#### PROBLEM TO SOLVE:
Where a line in the listing contains the string "chart", copy that line out.

#### DATASET EXCERPT:

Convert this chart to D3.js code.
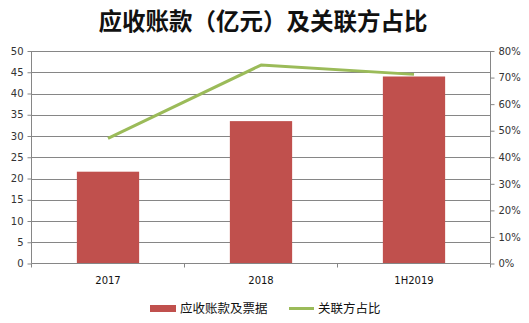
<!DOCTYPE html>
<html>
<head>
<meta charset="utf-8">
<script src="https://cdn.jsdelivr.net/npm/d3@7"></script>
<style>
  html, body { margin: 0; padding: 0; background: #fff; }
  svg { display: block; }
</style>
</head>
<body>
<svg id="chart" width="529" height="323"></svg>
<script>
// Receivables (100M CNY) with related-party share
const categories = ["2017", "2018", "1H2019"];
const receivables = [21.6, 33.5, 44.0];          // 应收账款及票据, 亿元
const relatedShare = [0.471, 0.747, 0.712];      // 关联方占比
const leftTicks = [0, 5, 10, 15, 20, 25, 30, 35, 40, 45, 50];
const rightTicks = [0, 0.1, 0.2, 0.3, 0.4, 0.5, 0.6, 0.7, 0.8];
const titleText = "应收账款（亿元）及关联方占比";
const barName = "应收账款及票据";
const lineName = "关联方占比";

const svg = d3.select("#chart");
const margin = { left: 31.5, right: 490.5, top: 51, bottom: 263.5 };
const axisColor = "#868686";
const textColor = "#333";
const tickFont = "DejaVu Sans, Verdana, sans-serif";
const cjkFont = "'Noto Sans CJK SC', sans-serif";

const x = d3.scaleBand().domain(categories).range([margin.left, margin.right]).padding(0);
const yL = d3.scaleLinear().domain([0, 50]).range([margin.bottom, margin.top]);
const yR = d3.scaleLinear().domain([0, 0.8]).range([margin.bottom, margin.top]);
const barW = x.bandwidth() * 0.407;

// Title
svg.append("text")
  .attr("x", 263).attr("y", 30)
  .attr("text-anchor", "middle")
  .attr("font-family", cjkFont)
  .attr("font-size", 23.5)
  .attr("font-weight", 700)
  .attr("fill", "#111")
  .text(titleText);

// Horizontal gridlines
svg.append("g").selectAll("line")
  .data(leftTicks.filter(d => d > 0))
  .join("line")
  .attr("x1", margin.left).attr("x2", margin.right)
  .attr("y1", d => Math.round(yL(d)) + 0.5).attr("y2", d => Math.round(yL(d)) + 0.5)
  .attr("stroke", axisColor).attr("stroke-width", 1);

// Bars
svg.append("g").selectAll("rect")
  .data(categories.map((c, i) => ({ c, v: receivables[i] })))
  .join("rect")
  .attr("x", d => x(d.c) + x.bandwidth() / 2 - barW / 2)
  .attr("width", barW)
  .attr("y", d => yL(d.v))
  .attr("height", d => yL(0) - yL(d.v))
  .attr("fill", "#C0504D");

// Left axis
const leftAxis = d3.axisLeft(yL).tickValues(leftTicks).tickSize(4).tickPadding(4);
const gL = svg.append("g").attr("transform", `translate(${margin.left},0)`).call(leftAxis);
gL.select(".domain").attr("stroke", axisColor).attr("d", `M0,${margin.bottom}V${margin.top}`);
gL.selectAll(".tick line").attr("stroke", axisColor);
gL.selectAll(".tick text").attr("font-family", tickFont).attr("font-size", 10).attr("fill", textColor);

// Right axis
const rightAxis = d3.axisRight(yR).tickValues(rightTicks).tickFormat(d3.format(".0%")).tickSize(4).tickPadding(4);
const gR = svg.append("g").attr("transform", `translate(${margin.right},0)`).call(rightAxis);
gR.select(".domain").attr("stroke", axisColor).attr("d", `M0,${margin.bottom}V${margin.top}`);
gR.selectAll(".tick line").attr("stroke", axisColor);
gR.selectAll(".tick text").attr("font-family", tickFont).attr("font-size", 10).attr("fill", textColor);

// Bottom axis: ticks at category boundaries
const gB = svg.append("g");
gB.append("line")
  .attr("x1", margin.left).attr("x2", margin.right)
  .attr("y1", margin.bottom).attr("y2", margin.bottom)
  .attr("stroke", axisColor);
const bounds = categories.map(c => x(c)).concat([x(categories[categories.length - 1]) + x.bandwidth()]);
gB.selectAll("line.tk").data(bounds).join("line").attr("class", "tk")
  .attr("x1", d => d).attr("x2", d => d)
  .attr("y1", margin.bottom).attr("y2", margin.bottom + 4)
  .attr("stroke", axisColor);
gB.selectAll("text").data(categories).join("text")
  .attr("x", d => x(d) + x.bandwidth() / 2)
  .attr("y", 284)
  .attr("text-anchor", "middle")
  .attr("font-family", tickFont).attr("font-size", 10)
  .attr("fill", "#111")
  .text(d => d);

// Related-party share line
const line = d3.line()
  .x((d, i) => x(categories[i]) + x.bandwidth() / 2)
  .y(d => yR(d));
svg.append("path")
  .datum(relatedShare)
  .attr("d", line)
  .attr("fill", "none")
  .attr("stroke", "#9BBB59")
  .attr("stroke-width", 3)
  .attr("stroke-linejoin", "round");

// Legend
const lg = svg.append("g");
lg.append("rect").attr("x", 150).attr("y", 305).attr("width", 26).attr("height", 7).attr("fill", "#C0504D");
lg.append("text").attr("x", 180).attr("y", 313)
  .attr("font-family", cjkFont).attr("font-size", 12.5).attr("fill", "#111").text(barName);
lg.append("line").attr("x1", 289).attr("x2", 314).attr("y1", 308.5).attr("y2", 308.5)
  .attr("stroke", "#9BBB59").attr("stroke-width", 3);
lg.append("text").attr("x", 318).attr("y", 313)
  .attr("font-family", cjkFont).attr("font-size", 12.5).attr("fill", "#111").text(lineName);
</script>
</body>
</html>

#### ANSWER FOR THIS EXERCISE:
Convert this chart to D3.js code.
<svg id="chart" width="529" height="323"></svg>
const svg = d3.select("#chart");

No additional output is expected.